Smith arrived in Finland on Wednesday to begin life at his new club, who play in the second tier of the Finnish league.

“You have to admire him for being prepared to go to a different country to experience different football and we all wish him well,” said Gregory, who took over at the West Sussex club last November after the club parted company with Richie Barker.

Kemi Kings are coached by Tommy Taylor, who played alongside Clyde Best at West Ham United in the Seventies and also captained England at youth-team level.

Best, who became an iconic figure for black footballers during his stint at Upton Park, sees no reason why Smith cannot flourish under Taylor’s direction.

“Playing under my former West Ham team-mate Tommy will bode well for Jonté’s development because he is playing at a high standard,” he said. “Tommy is a good guy and any time you get a chance to play at a high standard, you have to jump at it.

“Any time you get away from here to play football, it is going to benefit you, regardless where you are going. So if you have a chance to go to Finland, that is good because football is a world game and not just played in one or two countries.”

Smith signed a one-year deal with Crawley in April 2012 after a prolific season with the club’s under-18 side and after an equally successful spell on loan with Met Police, the club gave him a year’s extension in March last year.

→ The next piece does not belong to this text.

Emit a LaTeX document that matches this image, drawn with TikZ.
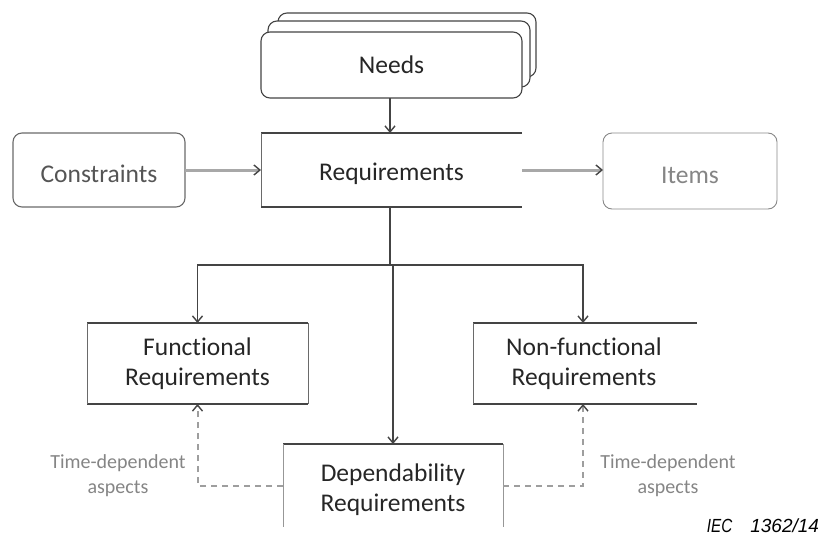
\documentclass[tikz,border=0pt]{standalone}
\usepackage{fontspec}
\setmainfont[Ligatures=NoCommon]{Carlito}
\newfontfamily\iecfont{Liberation Sans}
\usetikzlibrary{arrows.meta}
\definecolor{edgedark}{HTML}{444444}
\definecolor{edgemid}{HTML}{6A6A6A}
\definecolor{flowgray}{HTML}{A8A8A8}
\definecolor{dashgray}{HTML}{9E9E9E}
\definecolor{textdark}{HTML}{262626}
\definecolor{textmid}{HTML}{555555}
\definecolor{textlight}{HTML}{858585}
% a tall invisible strut that pushes a label down inside its box
\newcommand{\lowerstrut}{\rule{0pt}{26pt}}
\begin{document}
\begin{tikzpicture}[x=1pt,y=-1pt,
  every node/.style={inner sep=0pt, outer sep=0pt},
  lbl/.style={font=\fontsize{25.5}{30}\selectfont, align=center, text=textdark},
  rbox/.style={lbl, draw=edgedark, line width=1.1pt, rounded corners=9pt, fill=white},
  plainbox/.style={lbl},
  sideedge/.style={draw=edgemid, line width=0.9pt},
  capedge/.style={draw=edgedark, line width=2pt},
  tip/.style={-{Straight Barb[length=6pt,width=10pt,line width=1.4pt,color=edgedark]}},
  flow/.style={tip, draw=edgedark, line width=1.3pt},
  feed/.style={tip, draw=flowgray, line width=3pt},
  aspect/.style={tip, draw=dashgray, line width=2pt, dash pattern=on 6pt off 5pt},
  note/.style={font=\fontsize{20}{25}\selectfont, align=center, text=textlight}
]
\useasboundingbox (0,0) rectangle (821,544);

% stacked "Needs" cards, back to front
\draw[draw=edgedark, line width=1.1pt, rounded corners=9pt, fill=white] (278,13) rectangle (536,77);
\draw[draw=edgedark, line width=1.1pt, rounded corners=9pt, fill=white] (268,21) rectangle (530,87);
\node[rbox, minimum width=261pt, minimum height=66pt] (needs) at (391.5,65) {Needs};

% main row
\node[rbox, text=textmid, draw=edgemid, minimum width=172pt, minimum height=74pt] (cons) at (99,170) {\lowerstrut Constraints};
\node[plainbox, minimum width=261pt, minimum height=74pt] (req) at (391.5,170) {\lowerstrut Requirements};
\node[rbox, text=textlight, draw=edgemid!80, line width=0.9pt, minimum width=174pt, minimum height=76pt] (items) at (690,171) {\lowerstrut Items};

% requirement categories
\node[plainbox, minimum width=221pt, minimum height=81pt] (func) at (197.5,363.5) {Functional\\Requirements};
\node[plainbox, minimum width=222pt, minimum height=81pt] (nonf) at (584,363.5) {Non-functional\\Requirements};
\node[plainbox, minimum width=220pt, minimum height=83pt] (dep) at (393,485.5) {\rule{0pt}{27pt}Dependability\\Requirements};

% box outlines (open on one side)
\draw[capedge] (req.north east) -- (req.north west);
\draw[sideedge] (req.north west) -- (req.south west);
\draw[capedge] (req.south west) -- (req.south east);

\draw[capedge] (func.north west) -- (func.north east);
\draw[capedge] (func.south west) -- (func.south east);
\draw[sideedge] (func.north west) -- (func.south west);
\draw[sideedge] (func.north east) -- (func.south east);

\draw[capedge] (nonf.north west) -- ([xshift=2pt]nonf.north east);
\draw[capedge] (nonf.south west) -- ([xshift=2pt]nonf.south east);
\draw[sideedge] (nonf.north west) -- (nonf.south west);

\draw[capedge] (dep.north west) -- (dep.north east);
\draw[sideedge, draw=edgemid!70] (dep.north west) -- (dep.south west);
\draw[sideedge, draw=edgemid!70] (dep.north east) -- (dep.south east);

% connectors
\draw[flow] ([xshift=-1.5pt]needs.south) -- ([xshift=-1.5pt]req.north);
\draw[feed] (cons.east) -- (req.west);
\draw[feed] (req.east) -- (items.west |- req.east);

\coordinate (split) at (390,265);
\draw[draw=edgedark, line width=1.2pt] (req.south -| split) -- (split);
\draw[flow, line width=1.2pt] (split) -| (func.north);
\draw[flow, line width=1.2pt] (split) -| ([xshift=-1pt]nonf.north);
\draw[flow, line width=1.2pt] (dep.north |- split) -- (dep.north);

% time-dependent feedback
\draw[aspect] (dep.west) -| (func.south);
\draw[aspect] (dep.east) -| ([xshift=-1pt]nonf.south);
\node[note] (ltd) at (118,476) {Time-dependent\\aspects};
\node[note] (rtd) at (668,476) {Time-dependent\\aspects};

% figure reference
\node[font=\iecfont\itshape\fontsize{19}{19}\selectfont, anchor=east] (iec) at (819,526) {\scalebox{0.8}[1]{IEC}\hspace{18pt}1362/14};
\end{tikzpicture}
\end{document}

But this season has been one disappointment after the other, with a pre-season injury blunting his chances of making inroads into the first team, the manager who had backed him leaving and the club entering a prolonged relegation battle that would be no place for a largely untried teenager.

A succession of non-League loan spells followed, with the last, to Gosport Borough for a month, a particular calamity owing to a sustained period of poor weather in the South of England, resulting in him getting on the pitch for the struggling Skrill Conference South side only on a handful of occasions. And in the mother of all ironies, Gosport will be making to trek to Wembley on Sunday week, having reached the final of the FA Trophy, for which Smith was ineligible.

The other loans were with Havant & Waterlooville and Met Police.

Smith has made four appearances for the Crawley first team, all as a substitute, during his two-year stint.